Exercise objective: Transcribe exactly the lines from the one containing "Generate a component" through the one containing "LineChart, XAxis, YAxis", both included, and leave out any pictures.

Data supplied:
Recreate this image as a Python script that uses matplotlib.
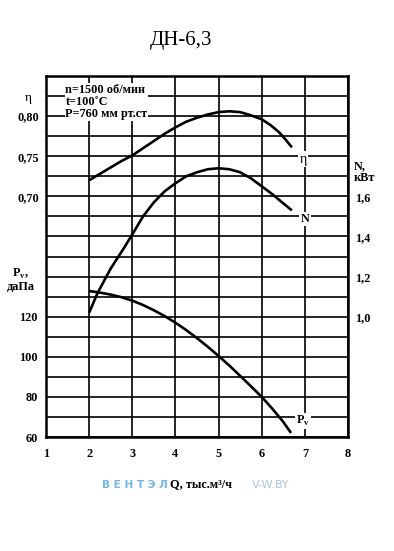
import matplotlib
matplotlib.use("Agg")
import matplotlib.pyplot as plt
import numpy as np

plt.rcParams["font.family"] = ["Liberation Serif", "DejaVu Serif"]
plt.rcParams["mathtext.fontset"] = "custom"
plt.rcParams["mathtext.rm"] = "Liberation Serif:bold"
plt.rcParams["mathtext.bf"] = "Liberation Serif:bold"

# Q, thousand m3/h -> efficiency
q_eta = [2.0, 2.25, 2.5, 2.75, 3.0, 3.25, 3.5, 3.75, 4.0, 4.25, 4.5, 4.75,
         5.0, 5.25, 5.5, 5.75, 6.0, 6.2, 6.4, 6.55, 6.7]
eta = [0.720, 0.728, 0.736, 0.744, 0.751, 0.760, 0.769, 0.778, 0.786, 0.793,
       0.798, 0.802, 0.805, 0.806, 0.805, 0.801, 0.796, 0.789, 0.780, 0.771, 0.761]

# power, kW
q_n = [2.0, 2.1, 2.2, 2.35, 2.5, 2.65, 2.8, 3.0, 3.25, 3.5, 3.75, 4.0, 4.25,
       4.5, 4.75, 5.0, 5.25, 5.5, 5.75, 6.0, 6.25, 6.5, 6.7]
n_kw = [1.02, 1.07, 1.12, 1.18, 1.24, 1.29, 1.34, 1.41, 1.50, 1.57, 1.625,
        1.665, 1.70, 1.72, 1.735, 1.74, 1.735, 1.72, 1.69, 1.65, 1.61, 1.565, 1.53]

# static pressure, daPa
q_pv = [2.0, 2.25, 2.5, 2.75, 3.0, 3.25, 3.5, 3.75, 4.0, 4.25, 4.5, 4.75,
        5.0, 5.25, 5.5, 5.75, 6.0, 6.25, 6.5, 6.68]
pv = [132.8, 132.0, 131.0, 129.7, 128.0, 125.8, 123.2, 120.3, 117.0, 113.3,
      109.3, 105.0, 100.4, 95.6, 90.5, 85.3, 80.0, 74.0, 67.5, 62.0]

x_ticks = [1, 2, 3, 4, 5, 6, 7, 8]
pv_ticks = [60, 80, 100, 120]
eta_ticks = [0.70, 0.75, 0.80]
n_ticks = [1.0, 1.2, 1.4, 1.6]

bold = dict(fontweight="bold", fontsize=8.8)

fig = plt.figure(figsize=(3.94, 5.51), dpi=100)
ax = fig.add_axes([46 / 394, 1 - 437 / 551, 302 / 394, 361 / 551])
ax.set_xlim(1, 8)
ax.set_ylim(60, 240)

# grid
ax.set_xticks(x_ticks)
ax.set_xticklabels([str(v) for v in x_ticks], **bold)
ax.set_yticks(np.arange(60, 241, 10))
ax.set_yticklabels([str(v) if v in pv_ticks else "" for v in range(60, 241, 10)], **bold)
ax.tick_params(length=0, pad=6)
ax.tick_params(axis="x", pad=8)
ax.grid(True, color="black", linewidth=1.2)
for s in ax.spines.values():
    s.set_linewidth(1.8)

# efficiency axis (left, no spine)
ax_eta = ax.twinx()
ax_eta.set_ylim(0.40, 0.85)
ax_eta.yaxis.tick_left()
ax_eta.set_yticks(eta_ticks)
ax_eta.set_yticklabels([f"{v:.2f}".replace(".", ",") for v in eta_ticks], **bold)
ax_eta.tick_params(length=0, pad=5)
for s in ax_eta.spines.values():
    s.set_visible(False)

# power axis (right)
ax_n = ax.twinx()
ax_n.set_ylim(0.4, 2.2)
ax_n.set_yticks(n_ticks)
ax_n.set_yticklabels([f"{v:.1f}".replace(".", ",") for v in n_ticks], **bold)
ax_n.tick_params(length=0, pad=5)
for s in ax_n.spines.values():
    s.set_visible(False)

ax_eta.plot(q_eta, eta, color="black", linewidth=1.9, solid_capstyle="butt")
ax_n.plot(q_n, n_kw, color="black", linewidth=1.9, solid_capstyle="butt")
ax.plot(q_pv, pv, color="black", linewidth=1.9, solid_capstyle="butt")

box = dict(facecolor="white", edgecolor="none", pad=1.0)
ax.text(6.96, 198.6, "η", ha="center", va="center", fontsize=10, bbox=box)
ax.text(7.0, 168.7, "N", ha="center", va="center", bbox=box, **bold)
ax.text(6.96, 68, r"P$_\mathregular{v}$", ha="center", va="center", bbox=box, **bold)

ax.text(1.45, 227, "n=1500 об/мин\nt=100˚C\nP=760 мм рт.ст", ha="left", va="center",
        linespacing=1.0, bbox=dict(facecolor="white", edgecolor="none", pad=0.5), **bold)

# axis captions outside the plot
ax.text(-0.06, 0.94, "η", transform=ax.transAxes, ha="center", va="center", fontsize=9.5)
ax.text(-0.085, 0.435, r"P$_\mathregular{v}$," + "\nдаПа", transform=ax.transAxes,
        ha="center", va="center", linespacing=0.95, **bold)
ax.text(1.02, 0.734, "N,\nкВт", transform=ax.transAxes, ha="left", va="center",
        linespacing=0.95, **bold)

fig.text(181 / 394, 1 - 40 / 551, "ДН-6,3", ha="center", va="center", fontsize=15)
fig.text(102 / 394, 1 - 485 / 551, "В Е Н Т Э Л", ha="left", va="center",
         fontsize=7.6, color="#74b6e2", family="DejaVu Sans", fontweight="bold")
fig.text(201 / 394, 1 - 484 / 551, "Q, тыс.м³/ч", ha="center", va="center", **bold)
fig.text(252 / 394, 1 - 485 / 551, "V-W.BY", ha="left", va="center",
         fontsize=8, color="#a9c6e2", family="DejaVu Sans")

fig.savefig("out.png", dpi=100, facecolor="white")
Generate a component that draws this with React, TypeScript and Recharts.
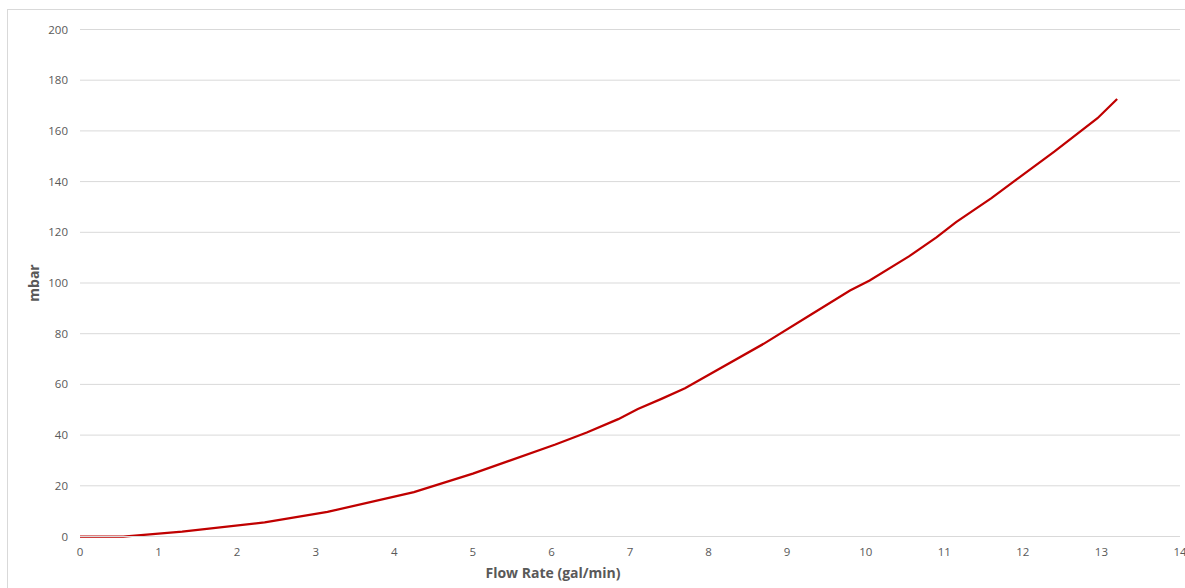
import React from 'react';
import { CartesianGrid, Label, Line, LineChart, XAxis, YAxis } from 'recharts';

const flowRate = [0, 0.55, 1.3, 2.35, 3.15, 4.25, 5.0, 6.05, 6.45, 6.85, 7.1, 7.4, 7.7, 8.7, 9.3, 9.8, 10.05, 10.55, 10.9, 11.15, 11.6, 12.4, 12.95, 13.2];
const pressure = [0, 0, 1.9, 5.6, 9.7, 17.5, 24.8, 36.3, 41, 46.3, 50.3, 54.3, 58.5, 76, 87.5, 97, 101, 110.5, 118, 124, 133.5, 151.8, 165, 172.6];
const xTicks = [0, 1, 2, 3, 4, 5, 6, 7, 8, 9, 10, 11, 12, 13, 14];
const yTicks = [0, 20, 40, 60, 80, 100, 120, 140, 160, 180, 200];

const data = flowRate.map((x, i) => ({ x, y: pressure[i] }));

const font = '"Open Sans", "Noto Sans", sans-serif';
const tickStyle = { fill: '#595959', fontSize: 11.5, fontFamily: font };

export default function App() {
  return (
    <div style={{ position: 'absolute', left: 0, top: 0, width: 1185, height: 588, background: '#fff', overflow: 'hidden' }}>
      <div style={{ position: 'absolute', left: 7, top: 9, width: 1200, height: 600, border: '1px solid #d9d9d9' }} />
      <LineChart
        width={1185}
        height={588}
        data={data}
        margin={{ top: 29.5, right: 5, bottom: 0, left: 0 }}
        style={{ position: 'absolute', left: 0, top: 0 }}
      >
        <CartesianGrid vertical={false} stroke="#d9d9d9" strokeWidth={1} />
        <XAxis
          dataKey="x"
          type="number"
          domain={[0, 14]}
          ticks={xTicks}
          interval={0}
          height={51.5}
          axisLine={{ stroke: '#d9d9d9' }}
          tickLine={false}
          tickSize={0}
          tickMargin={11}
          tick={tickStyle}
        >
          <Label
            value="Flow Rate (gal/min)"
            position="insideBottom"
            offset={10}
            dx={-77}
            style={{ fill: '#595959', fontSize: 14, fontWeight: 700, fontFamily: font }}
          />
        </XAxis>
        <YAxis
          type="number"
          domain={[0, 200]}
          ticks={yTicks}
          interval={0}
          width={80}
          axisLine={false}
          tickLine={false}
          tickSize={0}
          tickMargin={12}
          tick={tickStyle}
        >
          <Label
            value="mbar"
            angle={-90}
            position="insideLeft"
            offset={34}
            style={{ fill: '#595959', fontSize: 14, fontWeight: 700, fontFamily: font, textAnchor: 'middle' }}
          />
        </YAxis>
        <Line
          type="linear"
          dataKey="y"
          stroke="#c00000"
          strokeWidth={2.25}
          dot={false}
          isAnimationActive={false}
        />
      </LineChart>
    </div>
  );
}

Correct response:
Generate a component that draws this with React, TypeScript and Recharts.
import React from 'react';
import { CartesianGrid, Label, Line, LineChart, XAxis, YAxis } from 'recharts';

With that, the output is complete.